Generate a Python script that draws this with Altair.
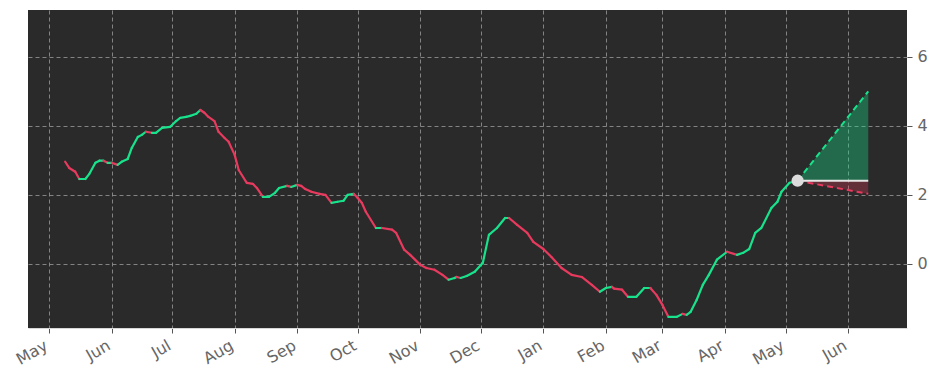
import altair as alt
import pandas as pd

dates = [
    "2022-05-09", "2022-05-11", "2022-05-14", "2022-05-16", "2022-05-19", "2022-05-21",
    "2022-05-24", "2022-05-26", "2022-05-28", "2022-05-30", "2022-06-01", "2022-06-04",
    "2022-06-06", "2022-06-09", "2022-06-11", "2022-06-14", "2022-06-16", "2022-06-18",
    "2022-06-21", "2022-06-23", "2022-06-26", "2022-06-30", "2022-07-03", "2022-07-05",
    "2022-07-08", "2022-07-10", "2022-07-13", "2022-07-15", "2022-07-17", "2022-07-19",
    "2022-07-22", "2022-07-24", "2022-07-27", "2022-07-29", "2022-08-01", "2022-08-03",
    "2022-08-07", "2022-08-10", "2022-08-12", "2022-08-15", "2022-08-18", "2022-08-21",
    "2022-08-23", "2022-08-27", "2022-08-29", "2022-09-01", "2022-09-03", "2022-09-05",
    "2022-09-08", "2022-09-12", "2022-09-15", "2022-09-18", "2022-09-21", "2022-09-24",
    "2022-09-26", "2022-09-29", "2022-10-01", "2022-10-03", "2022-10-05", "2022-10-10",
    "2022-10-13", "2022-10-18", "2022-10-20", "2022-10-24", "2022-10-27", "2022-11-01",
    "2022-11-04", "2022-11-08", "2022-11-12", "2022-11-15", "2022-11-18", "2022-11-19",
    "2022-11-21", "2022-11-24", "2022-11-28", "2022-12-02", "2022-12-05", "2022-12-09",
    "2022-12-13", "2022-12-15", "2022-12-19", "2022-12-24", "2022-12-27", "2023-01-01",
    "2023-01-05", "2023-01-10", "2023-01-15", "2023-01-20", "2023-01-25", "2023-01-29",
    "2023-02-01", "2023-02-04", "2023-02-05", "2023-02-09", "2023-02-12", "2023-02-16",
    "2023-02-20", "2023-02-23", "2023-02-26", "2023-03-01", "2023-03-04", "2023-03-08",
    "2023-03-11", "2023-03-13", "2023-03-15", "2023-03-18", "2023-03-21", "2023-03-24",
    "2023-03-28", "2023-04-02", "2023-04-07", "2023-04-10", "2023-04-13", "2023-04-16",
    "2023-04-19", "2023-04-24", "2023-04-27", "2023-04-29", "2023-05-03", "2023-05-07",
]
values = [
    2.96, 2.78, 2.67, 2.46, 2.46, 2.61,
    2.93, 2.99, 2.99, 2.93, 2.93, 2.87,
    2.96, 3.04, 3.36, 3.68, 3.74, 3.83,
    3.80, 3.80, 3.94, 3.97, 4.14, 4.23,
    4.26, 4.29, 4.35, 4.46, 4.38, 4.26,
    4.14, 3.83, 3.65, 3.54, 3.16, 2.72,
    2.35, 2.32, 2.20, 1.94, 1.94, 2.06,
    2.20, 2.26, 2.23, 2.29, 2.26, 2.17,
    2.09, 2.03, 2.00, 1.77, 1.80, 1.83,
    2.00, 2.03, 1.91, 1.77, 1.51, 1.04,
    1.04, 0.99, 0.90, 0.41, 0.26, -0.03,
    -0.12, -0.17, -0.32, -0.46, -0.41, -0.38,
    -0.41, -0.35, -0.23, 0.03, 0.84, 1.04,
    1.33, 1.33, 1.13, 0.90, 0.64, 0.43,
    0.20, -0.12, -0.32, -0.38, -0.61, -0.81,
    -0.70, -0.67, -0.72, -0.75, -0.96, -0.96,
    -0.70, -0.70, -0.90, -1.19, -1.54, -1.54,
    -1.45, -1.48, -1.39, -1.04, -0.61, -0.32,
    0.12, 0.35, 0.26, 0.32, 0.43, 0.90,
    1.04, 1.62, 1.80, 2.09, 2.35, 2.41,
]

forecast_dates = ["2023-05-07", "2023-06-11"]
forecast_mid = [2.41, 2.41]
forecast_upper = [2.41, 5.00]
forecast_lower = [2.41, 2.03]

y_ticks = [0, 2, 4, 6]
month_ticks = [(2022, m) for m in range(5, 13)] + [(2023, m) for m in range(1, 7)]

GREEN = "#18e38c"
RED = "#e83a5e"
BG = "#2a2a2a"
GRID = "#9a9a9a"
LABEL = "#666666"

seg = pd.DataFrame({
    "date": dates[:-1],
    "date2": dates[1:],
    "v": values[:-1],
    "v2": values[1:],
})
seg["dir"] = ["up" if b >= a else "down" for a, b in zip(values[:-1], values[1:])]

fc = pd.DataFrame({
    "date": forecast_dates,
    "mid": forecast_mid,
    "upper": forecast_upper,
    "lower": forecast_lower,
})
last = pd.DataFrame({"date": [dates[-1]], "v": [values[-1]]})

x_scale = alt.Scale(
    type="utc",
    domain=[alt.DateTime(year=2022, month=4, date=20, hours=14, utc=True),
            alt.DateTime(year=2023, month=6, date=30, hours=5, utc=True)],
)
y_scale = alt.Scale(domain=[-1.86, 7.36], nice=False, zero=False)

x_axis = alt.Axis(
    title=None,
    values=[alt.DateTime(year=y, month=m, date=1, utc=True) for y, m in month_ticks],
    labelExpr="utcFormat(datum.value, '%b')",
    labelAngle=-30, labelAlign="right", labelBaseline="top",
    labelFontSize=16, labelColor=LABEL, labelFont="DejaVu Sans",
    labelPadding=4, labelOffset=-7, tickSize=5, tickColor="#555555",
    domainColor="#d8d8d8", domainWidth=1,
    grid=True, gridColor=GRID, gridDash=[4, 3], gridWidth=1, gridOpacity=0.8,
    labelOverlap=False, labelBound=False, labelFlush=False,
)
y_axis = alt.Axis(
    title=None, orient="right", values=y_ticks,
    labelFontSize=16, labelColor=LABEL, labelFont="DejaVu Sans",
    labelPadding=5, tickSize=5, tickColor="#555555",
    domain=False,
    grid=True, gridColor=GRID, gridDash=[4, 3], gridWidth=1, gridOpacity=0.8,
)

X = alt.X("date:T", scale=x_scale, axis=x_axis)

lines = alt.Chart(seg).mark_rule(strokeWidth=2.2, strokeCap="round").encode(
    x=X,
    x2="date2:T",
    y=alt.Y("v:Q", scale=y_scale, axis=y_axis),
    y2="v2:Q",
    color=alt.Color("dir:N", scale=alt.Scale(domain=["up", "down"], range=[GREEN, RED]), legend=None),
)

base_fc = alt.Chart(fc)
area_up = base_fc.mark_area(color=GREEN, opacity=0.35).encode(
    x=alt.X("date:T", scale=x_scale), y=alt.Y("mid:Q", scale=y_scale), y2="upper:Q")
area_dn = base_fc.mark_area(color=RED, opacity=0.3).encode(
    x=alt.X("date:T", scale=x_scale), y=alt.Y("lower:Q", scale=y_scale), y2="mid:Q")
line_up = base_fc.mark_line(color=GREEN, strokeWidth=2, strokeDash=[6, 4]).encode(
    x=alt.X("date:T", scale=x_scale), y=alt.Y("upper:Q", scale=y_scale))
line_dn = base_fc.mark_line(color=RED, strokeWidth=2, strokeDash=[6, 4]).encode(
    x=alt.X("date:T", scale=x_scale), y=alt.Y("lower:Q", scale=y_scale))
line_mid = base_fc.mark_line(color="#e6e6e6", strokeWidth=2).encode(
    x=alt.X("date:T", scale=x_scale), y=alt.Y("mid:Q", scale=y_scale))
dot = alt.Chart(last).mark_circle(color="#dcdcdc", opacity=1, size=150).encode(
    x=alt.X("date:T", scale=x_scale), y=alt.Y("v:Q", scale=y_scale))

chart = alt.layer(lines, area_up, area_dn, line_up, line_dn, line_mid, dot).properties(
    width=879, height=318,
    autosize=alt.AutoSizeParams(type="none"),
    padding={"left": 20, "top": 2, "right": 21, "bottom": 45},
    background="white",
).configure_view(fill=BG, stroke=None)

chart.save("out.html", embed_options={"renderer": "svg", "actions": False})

> **Work to complete**
Leave out any pictures and return exactly the lines from the beginning of the data through the line with "import pandas as pd", inclusive.

> **Answer in full**
Generate a Python script that draws this with Altair.
import altair as alt
import pandas as pd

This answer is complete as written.